2/25/2004
Please be advised that the Department of Labor (DOL) has sent its final PERM regulation to the Office of Management and Budget (OMB) on February 23, 2004. OMB has up to 90 days to review the regulation and either return it for further work or send it on to the Federal Register for publication. The DOL has indicated that the regulation would take effect 120 days after publication. Therefore, if OMB approves the regulation, the new PERM rules will take effect in the late Summer, 2004.
No one knows exactly what the final regulations will look like, but as we have communicated to you in prior Advisories, the proposed regulation was extremely restrictive and not at all business-friendly. For example, the proposed regulation did away with the 5% leeway and required all employers to pay the full prevailing wage. It eliminated the "business necessity" rule, so that employers would no longer be able to justify having a requirement for a job that exceeds that used by other companies. It required all labor certification advertisements to contain the salary for the position and that all labor certification posting notices be posted electronically at the company, including the wage, for all employees to see. It eliminated the ability to file a labor certification application for anyone on the basis of the person's prior experience with the same employer, even if in a completely different position, and even with an overseas entity, and defines the ?same employer? to include predecessor companies. It proposed a labor certification filing fee. These are just some of the examples of the restrictive provisions of the proposed regulation.

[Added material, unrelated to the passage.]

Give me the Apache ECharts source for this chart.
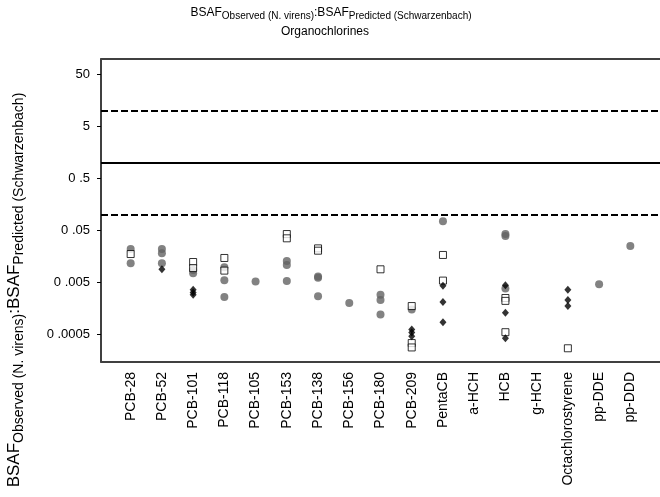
<!DOCTYPE html>
<html>
<head>
<meta charset="utf-8">
<script src="https://cdn.jsdelivr.net/npm/echarts@6/dist/echarts.min.js"></script>
<style>
html,body{margin:0;padding:0;background:#fff;}
#chart{width:660px;height:497px;}
</style>
</head>
<body>
<div id="chart"></div>
<script>
// ---- data ----
const categories = ['PCB-28','PCB-52','PCB-101','PCB-118','PCB-105','PCB-153','PCB-138','PCB-156','PCB-180','PCB-209','PentaCB','a-HCH','HCB','g-HCH','Octachlorostyrene','pp-DDE','pp-DDD'];

// grey filled circles, one list per category
const circleValues = [
  [0.0219, 0.0116],
  [0.0219, 0.0181, 0.0116],
  [0.0086, 0.0075],
  [0.0097, 0.0055, 0.0026],
  [0.0052],
  [0.0128, 0.0108, 0.0053],
  [0.0065, 0.0061, 0.0027],
  [0.0020],
  [0.0029, 0.0023, 0.0012],
  [0.0015],
  [0.075],
  [],
  [0.0424, 0.0389, 0.0038],
  [],
  [],
  [0.0046],
  [0.025]
];

// open squares
const squareValues = [
  [0.0175],
  [],
  [0.0123, 0.0094],
  [0.0147, 0.0084],
  [],
  [0.0424, 0.0351],
  [0.0225, 0.0203],
  [],
  [0.0089],
  [0.00175, 0.00034, 0.00028],
  [0.0168, 0.0054],
  [],
  [0.0025, 0.0022, 0.00055],
  [],
  [0.00027],
  [],
  []
];

// black diamonds
const diamondValues = [
  [],
  [0.0089],
  [0.0036, 0.0032, 0.0029],
  [],
  [],
  [],
  [],
  [],
  [],
  [0.00062, 0.00054, 0.00046],
  [0.0043, 0.0021, 0.00085],
  [],
  [0.0044, 0.0013, 0.00042],
  [],
  [0.0036, 0.0023, 0.00175],
  [],
  []
];

const yTickValues = [0.0005, 0.005, 0.05, 0.5, 5, 50];
const yTickLabels = ['0 .0005', '0 .005', '0 .05', '0 .5', '5', '50'];
const refLineValues = [10, 1, 0.1];

const yMin = 0.000147;
const yMax = 98.4;

// ---- build ----
function toPoints(lists) {
  const pts = [];
  lists.forEach((vals, i) => vals.forEach(v => pts.push([i, v])));
  return pts;
}
const FONT = 'Liberation Sans, Arial, sans-serif';
const xMin = -0.95, xMax = categories.length - 1 + 0.95;

const chart = echarts.init(document.getElementById('chart'), null, {renderer: 'canvas'});
chart.setOption({
  animation: false,
  backgroundColor: '#fff',
  grid: {left: 101, top: 59, right: 0, bottom: 135, containLabel: false},
  xAxis: [{
    type: 'value', min: xMin, max: xMax, position: 'bottom',
    axisLine: {show: true, onZero: false, lineStyle: {color: '#404040', width: 2}},
    axisTick: {show: false},
    splitLine: {show: false},
    axisLabel: {
      customValues: categories.map((c, i) => i),
      formatter: v => categories[Math.round(v)] || '',
      rotate: 90, fontSize: 14, color: '#000', fontFamily: FONT, margin: 10
    }
  }, {
    type: 'value', min: xMin, max: xMax, position: 'top',
    axisLine: {show: true, onZero: false, lineStyle: {color: '#404040', width: 2}},
    axisTick: {show: false}, axisLabel: {show: false}, splitLine: {show: false}
  }],
  yAxis: [{
    type: 'log', min: yMin, max: yMax, logBase: 10, position: 'left',
    axisLine: {show: true, onZero: false, lineStyle: {color: '#000', width: 1.5}},
    axisTick: {show: false}, axisLabel: {show: false}, splitLine: {show: false}, minorSplitLine: {show: false}
  }, {
    type: 'value', position: 'left', offset: 0,
    min: Math.log10(yMin), max: Math.log10(yMax),
    axisLine: {show: false, onZero: false},
    splitLine: {show: false},
    axisTick: {show: true, inside: false, length: 4, customValues: yTickValues.map(v => Math.log10(v)), lineStyle: {color: '#000', width: 1}},
    axisLabel: {
      customValues: yTickValues.map(v => Math.log10(v)),
      formatter: v => {
        const i = yTickValues.findIndex(t => Math.abs(Math.log10(t) - v) < 1e-6);
        return i >= 0 ? yTickLabels[i] : '';
      },
      fontSize: 13, color: '#000', fontFamily: FONT, margin: 11
    }
  }],
  graphic: [{
    type: 'text', x: 331, y: 14,
    style: {
      text: '{b|BSAF}{s|Observed (N. virens)}{b|:BSAF}{s|Predicted (Schwarzenbach)}',
      align: 'center', verticalAlign: 'middle', fill: '#000',
      rich: {
        b: {fontSize: 12, fontFamily: FONT, fill: '#000', padding: [0, 0, 3, 0], verticalAlign: 'bottom'},
        s: {fontSize: 10, fontFamily: FONT, fill: '#000', verticalAlign: 'bottom'}
      }
    }
  }, {
    type: 'text', x: 325, y: 32,
    style: {text: 'Organochlorines', align: 'center', verticalAlign: 'middle', fontSize: 12, fontFamily: FONT, fill: '#000'}
  }, {
    type: 'text', x: 16, y: 290, rotation: Math.PI / 2,
    style: {
      text: '{b|BSAF}{s|Observed (N. virens)}{b|:BSAF}{s|Predicted (Schwarzenbach)}',
      align: 'center', verticalAlign: 'middle', fill: '#000',
      rich: {
        b: {fontSize: 17, fontFamily: FONT, fill: '#000', padding: [0, 0, 4, 0], verticalAlign: 'bottom'},
        s: {fontSize: 14, fontFamily: FONT, fill: '#000', verticalAlign: 'bottom'}
      }
    }
  }],
  series: [{
    name: 'circles', type: 'scatter', xAxisIndex: 0, yAxisIndex: 0,
    symbol: 'circle', symbolSize: 8,
    itemStyle: {color: '#636363'},
    data: toPoints(circleValues),
    markLine: {
      silent: true, symbol: 'none', label: {show: false},
      data: refLineValues.map(v => ({
        yAxis: v,
        lineStyle: v === 1 ? {type: 'solid', color: '#000', width: 2} : {type: [7, 3], color: '#000', width: 2}
      }))
    }
  }, {
    name: 'squares', type: 'scatter', xAxisIndex: 0, yAxisIndex: 0,
    symbol: 'rect', symbolSize: 7,
    itemStyle: {color: '#fff', borderColor: '#000', borderWidth: 1},
    data: toPoints(squareValues)
  }, {
    name: 'diamonds', type: 'scatter', xAxisIndex: 0, yAxisIndex: 0,
    symbol: 'diamond', symbolSize: [7, 8],
    itemStyle: {color: '#000'},
    data: toPoints(diamondValues)
  }]
});
</script>
</body>
</html>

The proposed regulation, when originally published in the Federal Register, raised an outcry among the business and educational community. The DOL received an enormous number of negative comments and constructive criticism regarding the proposed regulation, and we hope that the DOL has taken those comments into consideration in finalizing the regulation that it has just sent to OMB. If so, the new regime may provide a labor certification system that the business community can live with.
Precisely because no one knows the content of the regulation, it is prudent to file labor certification applications between now and when the new regulation takes effect, to make sure such applications will be processed and adjudicated on the basis of current law. This is an excellent time to review the status of your employees in nonimmigrant status, to determine whether to start the labor certification process sooner rather than later.
We will continue to keep you apprised of the latest developments in this critical area.